_Information provided:_
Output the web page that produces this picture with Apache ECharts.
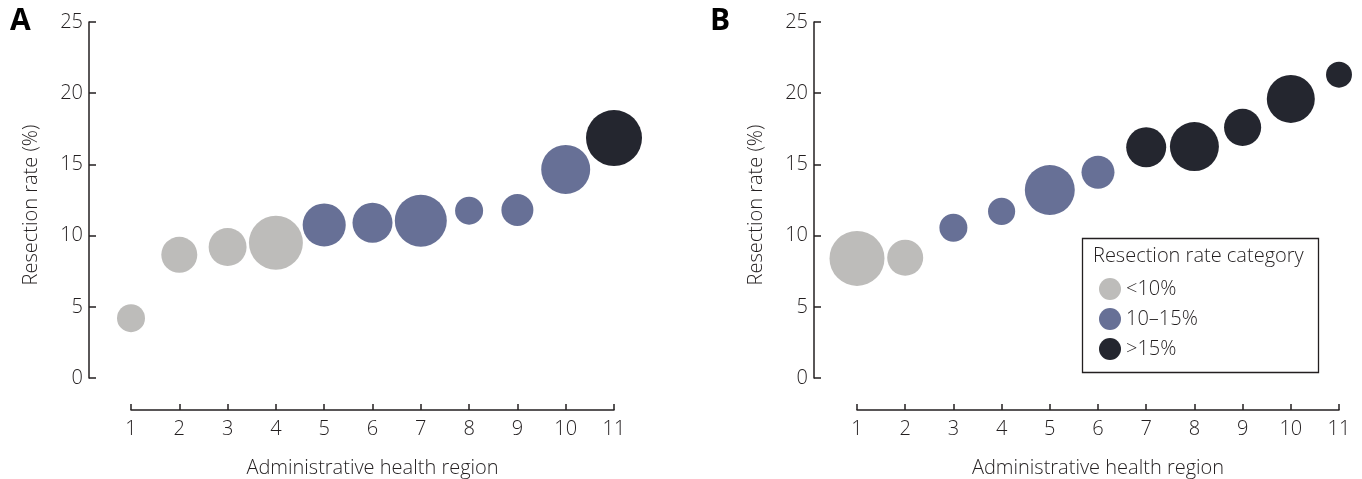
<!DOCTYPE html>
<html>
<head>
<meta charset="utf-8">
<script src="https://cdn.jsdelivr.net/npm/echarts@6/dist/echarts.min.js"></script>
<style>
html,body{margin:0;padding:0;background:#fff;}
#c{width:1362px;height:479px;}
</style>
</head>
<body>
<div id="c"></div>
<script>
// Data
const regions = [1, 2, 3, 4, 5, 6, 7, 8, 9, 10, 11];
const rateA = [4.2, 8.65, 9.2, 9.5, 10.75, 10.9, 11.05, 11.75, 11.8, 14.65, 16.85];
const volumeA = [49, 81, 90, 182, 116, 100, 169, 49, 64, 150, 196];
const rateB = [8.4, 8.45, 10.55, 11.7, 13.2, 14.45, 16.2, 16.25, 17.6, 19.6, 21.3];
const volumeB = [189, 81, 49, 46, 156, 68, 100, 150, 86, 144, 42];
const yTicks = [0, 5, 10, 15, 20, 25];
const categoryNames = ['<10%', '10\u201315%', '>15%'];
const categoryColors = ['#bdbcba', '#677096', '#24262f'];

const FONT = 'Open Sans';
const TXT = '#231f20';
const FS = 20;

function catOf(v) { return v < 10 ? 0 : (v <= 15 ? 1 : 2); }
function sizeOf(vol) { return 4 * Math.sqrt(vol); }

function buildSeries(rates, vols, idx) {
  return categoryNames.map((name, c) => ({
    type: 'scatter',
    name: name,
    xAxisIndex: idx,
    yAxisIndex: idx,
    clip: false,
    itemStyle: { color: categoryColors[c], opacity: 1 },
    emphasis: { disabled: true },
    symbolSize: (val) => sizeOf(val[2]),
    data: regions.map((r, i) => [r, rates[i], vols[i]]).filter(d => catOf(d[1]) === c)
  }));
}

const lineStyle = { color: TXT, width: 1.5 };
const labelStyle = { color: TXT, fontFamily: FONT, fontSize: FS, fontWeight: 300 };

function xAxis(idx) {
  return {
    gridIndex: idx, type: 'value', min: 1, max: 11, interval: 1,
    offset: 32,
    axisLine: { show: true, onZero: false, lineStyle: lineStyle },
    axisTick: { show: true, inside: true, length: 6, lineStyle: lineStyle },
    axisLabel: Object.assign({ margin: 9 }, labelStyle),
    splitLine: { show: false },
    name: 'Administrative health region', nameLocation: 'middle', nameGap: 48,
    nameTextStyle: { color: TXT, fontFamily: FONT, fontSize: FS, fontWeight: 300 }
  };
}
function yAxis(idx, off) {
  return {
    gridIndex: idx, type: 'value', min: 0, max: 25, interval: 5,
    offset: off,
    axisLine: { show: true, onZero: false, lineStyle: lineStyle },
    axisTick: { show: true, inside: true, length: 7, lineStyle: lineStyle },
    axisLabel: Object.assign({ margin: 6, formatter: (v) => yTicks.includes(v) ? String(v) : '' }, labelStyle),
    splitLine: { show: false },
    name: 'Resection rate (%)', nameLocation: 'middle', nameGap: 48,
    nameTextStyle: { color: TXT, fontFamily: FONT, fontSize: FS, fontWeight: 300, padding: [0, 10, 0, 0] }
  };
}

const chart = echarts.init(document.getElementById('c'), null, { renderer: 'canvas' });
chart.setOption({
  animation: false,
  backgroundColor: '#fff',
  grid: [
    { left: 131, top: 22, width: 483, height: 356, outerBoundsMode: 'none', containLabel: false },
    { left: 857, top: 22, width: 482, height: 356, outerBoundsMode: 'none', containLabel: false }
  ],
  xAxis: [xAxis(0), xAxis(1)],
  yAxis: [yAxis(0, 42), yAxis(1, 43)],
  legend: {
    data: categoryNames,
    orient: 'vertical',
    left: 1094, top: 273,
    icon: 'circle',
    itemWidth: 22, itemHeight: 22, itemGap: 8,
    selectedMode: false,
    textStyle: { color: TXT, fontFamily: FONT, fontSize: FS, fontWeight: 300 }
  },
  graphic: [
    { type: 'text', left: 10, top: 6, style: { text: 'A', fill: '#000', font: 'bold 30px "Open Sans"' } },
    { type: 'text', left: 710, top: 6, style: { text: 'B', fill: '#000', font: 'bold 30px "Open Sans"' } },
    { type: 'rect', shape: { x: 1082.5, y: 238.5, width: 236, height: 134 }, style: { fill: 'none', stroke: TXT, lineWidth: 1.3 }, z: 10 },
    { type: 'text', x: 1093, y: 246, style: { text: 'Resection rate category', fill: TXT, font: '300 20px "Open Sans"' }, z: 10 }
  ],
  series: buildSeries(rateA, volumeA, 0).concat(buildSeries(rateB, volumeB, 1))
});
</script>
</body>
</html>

* * *

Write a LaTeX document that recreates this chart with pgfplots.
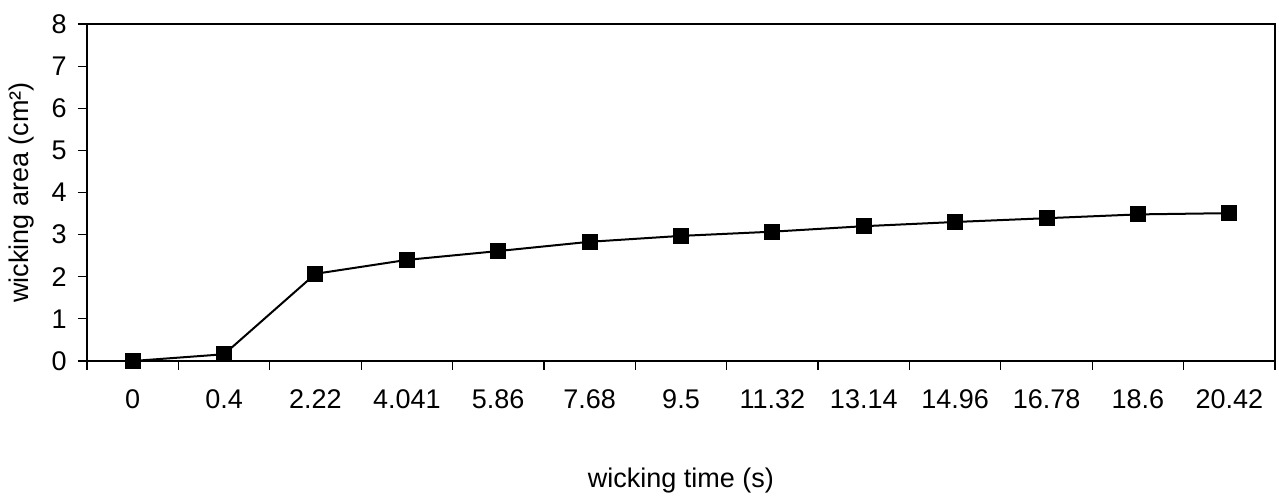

_Work instructions:_ Which lines include the word "that"? Copy every one of them.

_Response to this exercise:_
Output the web page that produces this picture with Apache ECharts.
Write a LaTeX document that recreates this chart with pgfplots.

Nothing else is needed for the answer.